-- start --

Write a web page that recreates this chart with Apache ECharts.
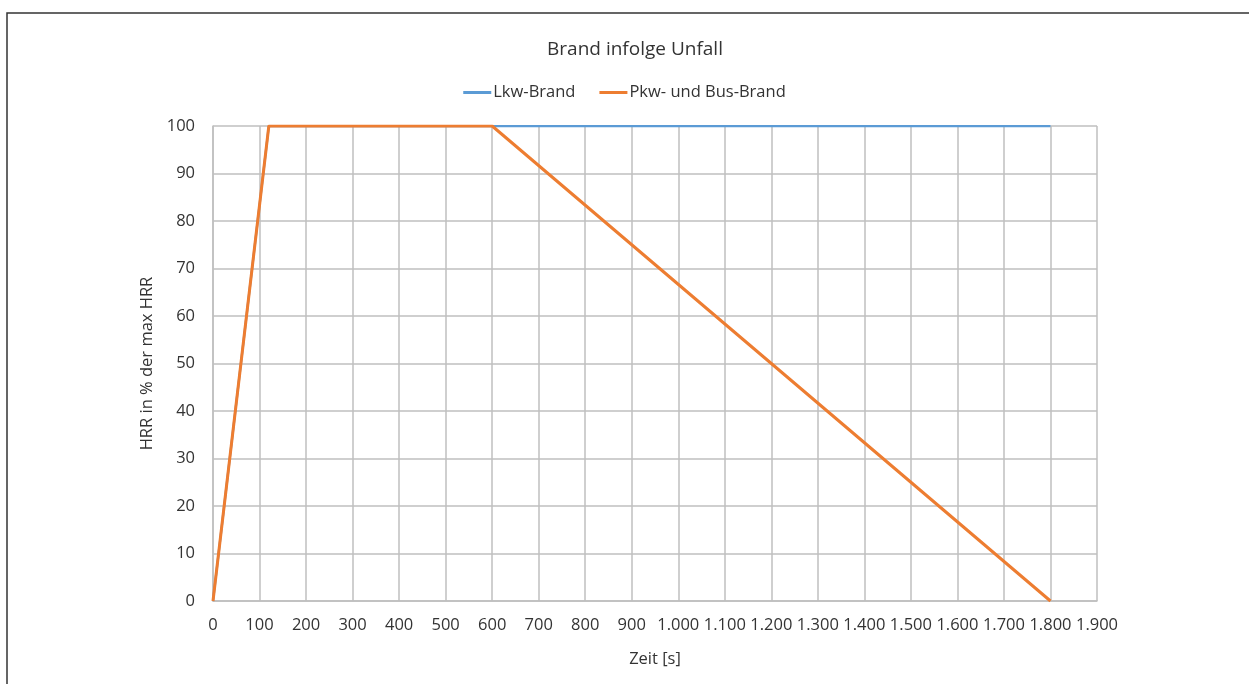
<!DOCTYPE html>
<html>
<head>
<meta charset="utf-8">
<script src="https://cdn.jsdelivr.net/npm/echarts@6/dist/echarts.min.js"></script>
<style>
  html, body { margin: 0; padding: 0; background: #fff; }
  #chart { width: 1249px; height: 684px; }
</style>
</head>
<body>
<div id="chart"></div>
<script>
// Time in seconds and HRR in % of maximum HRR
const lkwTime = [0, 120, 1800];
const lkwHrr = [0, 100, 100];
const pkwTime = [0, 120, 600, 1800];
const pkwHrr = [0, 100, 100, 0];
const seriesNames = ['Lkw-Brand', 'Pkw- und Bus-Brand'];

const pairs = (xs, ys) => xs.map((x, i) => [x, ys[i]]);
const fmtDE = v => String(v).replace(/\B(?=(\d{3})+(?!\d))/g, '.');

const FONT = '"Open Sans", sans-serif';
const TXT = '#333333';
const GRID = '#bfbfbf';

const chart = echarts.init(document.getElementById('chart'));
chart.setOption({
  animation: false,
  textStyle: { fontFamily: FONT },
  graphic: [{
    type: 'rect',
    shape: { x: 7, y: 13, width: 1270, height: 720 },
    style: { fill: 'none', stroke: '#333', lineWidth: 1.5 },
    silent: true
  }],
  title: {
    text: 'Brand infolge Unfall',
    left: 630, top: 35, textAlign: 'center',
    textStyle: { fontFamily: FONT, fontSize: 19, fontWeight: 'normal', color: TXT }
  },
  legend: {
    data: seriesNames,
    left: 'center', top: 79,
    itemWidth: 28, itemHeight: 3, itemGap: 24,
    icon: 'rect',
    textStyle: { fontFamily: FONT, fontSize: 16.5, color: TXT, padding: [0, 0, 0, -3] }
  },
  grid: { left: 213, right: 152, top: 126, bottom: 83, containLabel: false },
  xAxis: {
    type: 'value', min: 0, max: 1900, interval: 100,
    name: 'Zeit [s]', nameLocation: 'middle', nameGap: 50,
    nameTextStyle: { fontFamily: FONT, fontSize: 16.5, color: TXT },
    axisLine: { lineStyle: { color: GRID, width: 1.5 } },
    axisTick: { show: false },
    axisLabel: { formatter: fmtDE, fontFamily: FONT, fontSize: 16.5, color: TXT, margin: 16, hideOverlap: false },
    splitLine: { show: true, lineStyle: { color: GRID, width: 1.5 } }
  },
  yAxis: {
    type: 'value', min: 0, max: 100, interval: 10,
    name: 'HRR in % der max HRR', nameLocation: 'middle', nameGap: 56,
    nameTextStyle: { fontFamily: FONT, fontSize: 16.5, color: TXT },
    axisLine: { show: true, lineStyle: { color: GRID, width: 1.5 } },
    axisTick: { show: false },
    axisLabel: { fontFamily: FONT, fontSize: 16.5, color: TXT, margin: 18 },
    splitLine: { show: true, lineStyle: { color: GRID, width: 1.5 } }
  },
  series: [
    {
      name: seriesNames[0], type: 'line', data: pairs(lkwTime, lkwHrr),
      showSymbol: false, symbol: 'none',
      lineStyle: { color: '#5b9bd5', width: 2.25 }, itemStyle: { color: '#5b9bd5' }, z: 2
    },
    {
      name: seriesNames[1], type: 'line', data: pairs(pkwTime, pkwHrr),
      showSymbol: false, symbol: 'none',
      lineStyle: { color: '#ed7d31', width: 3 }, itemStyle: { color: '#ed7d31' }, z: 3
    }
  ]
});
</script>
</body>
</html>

-- end --

• WRITTEN TASK
Pictures are excluded; extract exactly the lines from the start of the data through the line that holds "const GRID = '#bfbfbf';", both ends included.

• EXERCISE RESPONSE
Write a web page that recreates this chart with Apache ECharts.
<!DOCTYPE html>
<html>
<head>
<meta charset="utf-8">
<script src="https://cdn.jsdelivr.net/npm/echarts@6/dist/echarts.min.js"></script>
<style>
  html, body { margin: 0; padding: 0; background: #fff; }
  #chart { width: 1249px; height: 684px; }
</style>
</head>
<body>
<div id="chart"></div>
<script>
// Time in seconds and HRR in % of maximum HRR
const lkwTime = [0, 120, 1800];
const lkwHrr = [0, 100, 100];
const pkwTime = [0, 120, 600, 1800];
const pkwHrr = [0, 100, 100, 0];
const seriesNames = ['Lkw-Brand', 'Pkw- und Bus-Brand'];

const pairs = (xs, ys) => xs.map((x, i) => [x, ys[i]]);
const fmtDE = v => String(v).replace(/\B(?=(\d{3})+(?!\d))/g, '.');

const FONT = '"Open Sans", sans-serif';
const TXT = '#333333';
const GRID = '#bfbfbf';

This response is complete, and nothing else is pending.